### WHAT THE EXERCISE ASKS:
Quote all of the data that follows exactly as written, skipping the images.

## START

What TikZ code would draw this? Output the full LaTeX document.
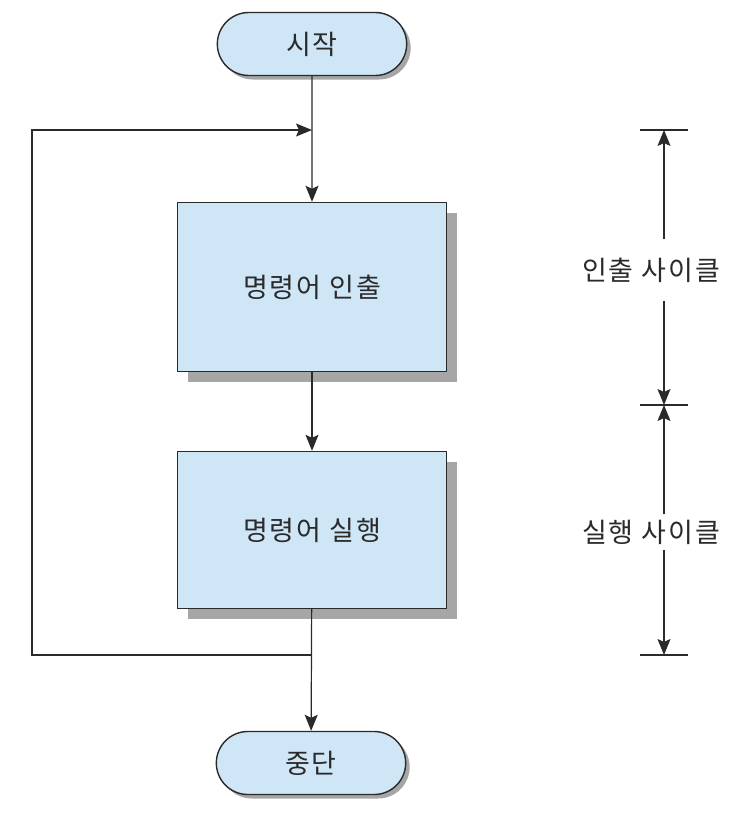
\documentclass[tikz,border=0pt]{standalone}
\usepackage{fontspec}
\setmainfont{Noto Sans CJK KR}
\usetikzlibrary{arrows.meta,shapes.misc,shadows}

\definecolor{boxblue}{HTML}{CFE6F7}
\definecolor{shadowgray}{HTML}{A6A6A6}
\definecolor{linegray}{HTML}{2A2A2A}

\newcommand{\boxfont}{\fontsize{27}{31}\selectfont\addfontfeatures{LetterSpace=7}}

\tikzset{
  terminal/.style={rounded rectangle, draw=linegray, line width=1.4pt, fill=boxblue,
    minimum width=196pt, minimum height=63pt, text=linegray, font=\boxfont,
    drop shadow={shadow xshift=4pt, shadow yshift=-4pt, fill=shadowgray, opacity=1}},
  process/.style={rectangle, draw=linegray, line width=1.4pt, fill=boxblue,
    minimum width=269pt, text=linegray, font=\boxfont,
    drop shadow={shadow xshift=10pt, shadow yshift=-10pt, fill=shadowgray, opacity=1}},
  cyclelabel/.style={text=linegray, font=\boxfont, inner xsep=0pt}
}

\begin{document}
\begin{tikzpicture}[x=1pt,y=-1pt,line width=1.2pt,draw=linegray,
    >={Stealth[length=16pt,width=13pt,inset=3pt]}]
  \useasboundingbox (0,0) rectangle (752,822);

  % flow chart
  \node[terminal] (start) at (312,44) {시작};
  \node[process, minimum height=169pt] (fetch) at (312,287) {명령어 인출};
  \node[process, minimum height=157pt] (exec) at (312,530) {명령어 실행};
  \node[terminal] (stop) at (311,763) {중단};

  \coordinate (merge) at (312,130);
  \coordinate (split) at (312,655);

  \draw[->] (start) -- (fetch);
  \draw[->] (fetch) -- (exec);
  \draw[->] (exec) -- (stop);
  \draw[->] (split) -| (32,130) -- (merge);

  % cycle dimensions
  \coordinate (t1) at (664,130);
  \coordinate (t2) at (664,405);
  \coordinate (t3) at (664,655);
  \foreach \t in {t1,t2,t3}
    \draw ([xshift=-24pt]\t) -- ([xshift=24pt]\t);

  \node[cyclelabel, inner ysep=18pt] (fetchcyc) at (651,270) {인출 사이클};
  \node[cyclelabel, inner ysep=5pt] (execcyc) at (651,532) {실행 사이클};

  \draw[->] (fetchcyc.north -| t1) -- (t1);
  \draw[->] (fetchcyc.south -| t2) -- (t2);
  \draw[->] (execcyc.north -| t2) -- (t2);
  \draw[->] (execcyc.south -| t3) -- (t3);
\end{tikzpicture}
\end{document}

## END

### WORKED SOLUTION:
What TikZ code would draw this? Output the full LaTeX document.
\documentclass[tikz,border=0pt]{standalone}
\usepackage{fontspec}
\setmainfont{Noto Sans CJK KR}
\usetikzlibrary{arrows.meta,shapes.misc,shadows}

\definecolor{boxblue}{HTML}{CFE6F7}
\definecolor{shadowgray}{HTML}{A6A6A6}
\definecolor{linegray}{HTML}{2A2A2A}

\newcommand{\boxfont}{\fontsize{27}{31}\selectfont\addfontfeatures{LetterSpace=7}}

\tikzset{
  terminal/.style={rounded rectangle, draw=linegray, line width=1.4pt, fill=boxblue,
    minimum width=196pt, minimum height=63pt, text=linegray, font=\boxfont,
    drop shadow={shadow xshift=4pt, shadow yshift=-4pt, fill=shadowgray, opacity=1}},
  process/.style={rectangle, draw=linegray, line width=1.4pt, fill=boxblue,
    minimum width=269pt, text=linegray, font=\boxfont,
    drop shadow={shadow xshift=10pt, shadow yshift=-10pt, fill=shadowgray, opacity=1}},
  cyclelabel/.style={text=linegray, font=\boxfont, inner xsep=0pt}
}

\begin{document}
\begin{tikzpicture}[x=1pt,y=-1pt,line width=1.2pt,draw=linegray,
    >={Stealth[length=16pt,width=13pt,inset=3pt]}]
  \useasboundingbox (0,0) rectangle (752,822);

  % flow chart
  \node[terminal] (start) at (312,44) {시작};
  \node[process, minimum height=169pt] (fetch) at (312,287) {명령어 인출};
  \node[process, minimum height=157pt] (exec) at (312,530) {명령어 실행};
  \node[terminal] (stop) at (311,763) {중단};

  \coordinate (merge) at (312,130);
  \coordinate (split) at (312,655);

  \draw[->] (start) -- (fetch);
  \draw[->] (fetch) -- (exec);
  \draw[->] (exec) -- (stop);
  \draw[->] (split) -| (32,130) -- (merge);

  % cycle dimensions
  \coordinate (t1) at (664,130);
  \coordinate (t2) at (664,405);
  \coordinate (t3) at (664,655);
  \foreach \t in {t1,t2,t3}
    \draw ([xshift=-24pt]\t) -- ([xshift=24pt]\t);

  \node[cyclelabel, inner ysep=18pt] (fetchcyc) at (651,270) {인출 사이클};
  \node[cyclelabel, inner ysep=5pt] (execcyc) at (651,532) {실행 사이클};

  \draw[->] (fetchcyc.north -| t1) -- (t1);
  \draw[->] (fetchcyc.south -| t2) -- (t2);
  \draw[->] (execcyc.north -| t2) -- (t2);
  \draw[->] (execcyc.south -| t3) -- (t3);
\end{tikzpicture}
\end{document}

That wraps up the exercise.